Maine goaltender Jim Howard did a good job of keeping his cool, especially early. In the first period alone, he was run three times and slashed once.

New Hampshire's game plan against Massachusetts' Thomas Pöck worked to perfection – and the Hobey Baker finalist still scored a goal. One reason given for Pöck's success as a defenseman, as opposed to a forward, is the added time he has to see the ice. The Wildcats took away that time by skating at Pöck when he had the puck, rather than assuming a defensive posture. Pöck ended up scoring UMass' fourth goal off a clean faceoff win in the UNH zone.

In the first game, both Boston University and Maine seemed to struggle on defensive zone faceoffs. It could have cost Maine late, as they took several icing calls and Howard froze the puck at every opportunity, but they hung on.


Massachusetts and Maine provided the big story of last year's Hockey East Tournament, when the Minutemen went to Orono and upset the Black Bears, so perhaps it's fitting that they play for the title this year. Maine is already guaranteed a spot in the tournament as a No. 1 seed, but UMass would need a win to sneak in. Don Cahoon has done it before, at Princeton in 1998.

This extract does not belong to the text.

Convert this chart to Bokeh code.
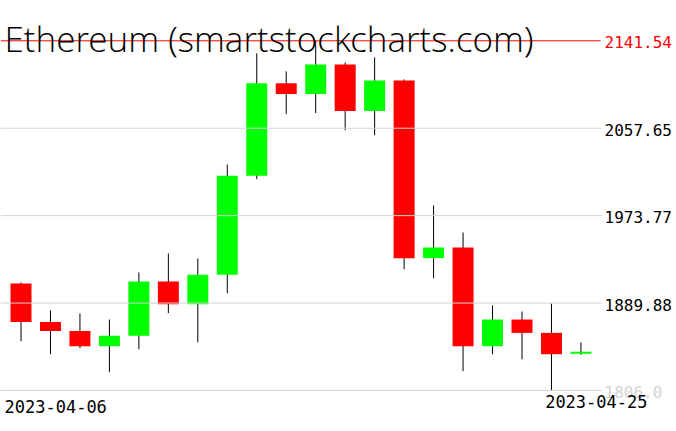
from bokeh.plotting import figure
from bokeh.models import Range1d, ColumnDataSource
from bokeh.core.properties import value
from bokeh.embed import file_html
from bokeh.resources import INLINE

# ---- data ----
dates = ["2023-04-06", "2023-04-07", "2023-04-08", "2023-04-09", "2023-04-10",
         "2023-04-11", "2023-04-12", "2023-04-13", "2023-04-14", "2023-04-15",
         "2023-04-16", "2023-04-17", "2023-04-18", "2023-04-19", "2023-04-20",
         "2023-04-21", "2023-04-22", "2023-04-23", "2023-04-24", "2023-04-25"]
opens = [1908.7, 1871.8, 1863.0, 1848.5, 1858.5, 1910.6, 1888.8, 1917.0, 2012.0, 2100.7,
         2090.4, 2118.9, 2074.1, 2103.5, 1933.0, 1943.3, 1848.5, 1874.1, 1861.3, 1841.3]
closes = [1871.8, 1863.0, 1848.5, 1858.5, 1910.6, 1888.8, 1917.0, 2012.0, 2100.7, 2090.4,
          2118.9, 2074.1, 2103.5, 1933.0, 1943.3, 1848.5, 1874.1, 1861.3, 1840.8, 1843.2]
highs = [1909.7, 1882.8, 1879.9, 1874.1, 1919.3, 1937.5, 1932.7, 2022.9, 2129.5, 2112.2,
         2141.54, 2120.8, 2125.6, 2104.5, 1983.6, 1957.6, 1887.6, 1881.8, 1889.5, 1852.1]
lows = [1853.3, 1840.8, 1846.6, 1823.6, 1845.6, 1880.2, 1852.4, 1899.4, 2008.8, 2071.2,
        2072.2, 2055.8, 2051.0, 1922.4, 1913.8, 1824.5, 1840.8, 1836.0, 1806.0, 1840.3]
tick_labels = ["1806.0", "1889.88", "1973.77", "2057.65", "2141.54"]
title_text = "Ethereum (smartstockcharts.com)"

# ---- layout helpers (picture pixel -> data) ----
W, H = 674, 422
OFF = 0               # where the canvas starts in the picture
STEP = 29.47          # px between candles
FIRST_X = 20.5        # picture x of first candle centre
LO, HI = min(lows), max(highs)
Y_LO, Y_HI = 390.0, 40.3   # picture y of LO and HI
PPU = (Y_LO - Y_HI) / (HI - LO)

def sx(px):
    return (px - FIRST_X) / STEP

def sy(py):
    return LO + (Y_LO - py) / PPU

p = figure(width=W, height=H, output_backend="svg", toolbar_location=None,
           x_axis_type=None, y_axis_type=None,
           x_range=Range1d(sx(OFF), sx(OFF + W)),
           y_range=Range1d(sy(OFF + H), sy(OFF)),
           min_border=0, min_border_left=0, min_border_right=0,
           min_border_top=0, min_border_bottom=0)
p.outline_line_color = None
p.grid.visible = False
p.background_fill_color = "white"
p.border_fill_color = "white"

n = len(dates)
xs = list(range(n))
up = [c >= o for o, c in zip(opens, closes)]
src = ColumnDataSource(dict(
    x=xs, high=highs, low=lows,
    top=[max(o, c) for o, c in zip(opens, closes)],
    bottom=[min(o, c) for o, c in zip(opens, closes)],
    color=["#00ff00" if u else "#ff0000" for u in up],
))

# wicks then bodies
p.segment(x0="x", y0="high", x1="x", y1="low", source=src, line_color="black", line_width=1)
p.vbar(x="x", width=21 / STEP, top="top", bottom="bottom", source=src,
       fill_color="color", line_color=None)

# horizontal grid lines (over the candles)
ticks = [LO + k * (HI - LO) / 4 for k in range(5)]
grid_end = sx(601)
p.segment(x0=[sx(0)] * 4, y0=ticks[:4], x1=[grid_end] * 4, y1=ticks[:4],
          line_color="#d3d3d3", line_width=1)
# max line in red
p.segment(x0=[sx(0)], y0=[HI], x1=[sx(600)], y1=[HI], line_color="#ff0000", line_width=1)

# right price labels
label_colors = ["#d3d3d3", "black", "black", "black", "#ff0000"]
p.text(x=[sx(604)] * 5, y=[t - 1.5 / PPU for t in ticks], text=tick_labels,
       text_color=label_colors, text_font=value("DejaVu Sans Mono"),
       text_font_size="16px", text_align="left", text_baseline="alphabetic")

# date labels
p.text(x=[sx(4)], y=[sy(406)], text=[dates[0]], text_color="black",
       text_font=value("DejaVu Sans Mono"), text_font_size="17px",
       text_align="left", text_baseline="alphabetic")
p.text(x=[sx(647)], y=[sy(401)], text=[dates[-1]], text_color="black",
       text_font=value("DejaVu Sans Mono"), text_font_size="17px",
       text_align="right", text_baseline="alphabetic")

# title
p.text(x=[sx(4)], y=[sy(37.7)], text=[title_text], text_color="black",
       text_font=value("Open Sans Light, DejaVu Sans"),
       text_font_size="35px",
       text_align="left", text_baseline="alphabetic")

open("out.html", "w").write(file_html(p, INLINE))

New Hampshire's ready to dance, and the Wildcats could be dangerous. They host the Northeast Regional at the Verizon Wireless Arena in Manchester.

Meanwhile, Boston University returns home with a better memory of the season than the Terriers could have had, thanks to the last few weeks. "We had a heck of a run," head coach Jack Parker said, "but it wasn't the type of year we're used to. We want to make sure we start next year the way we finished this one."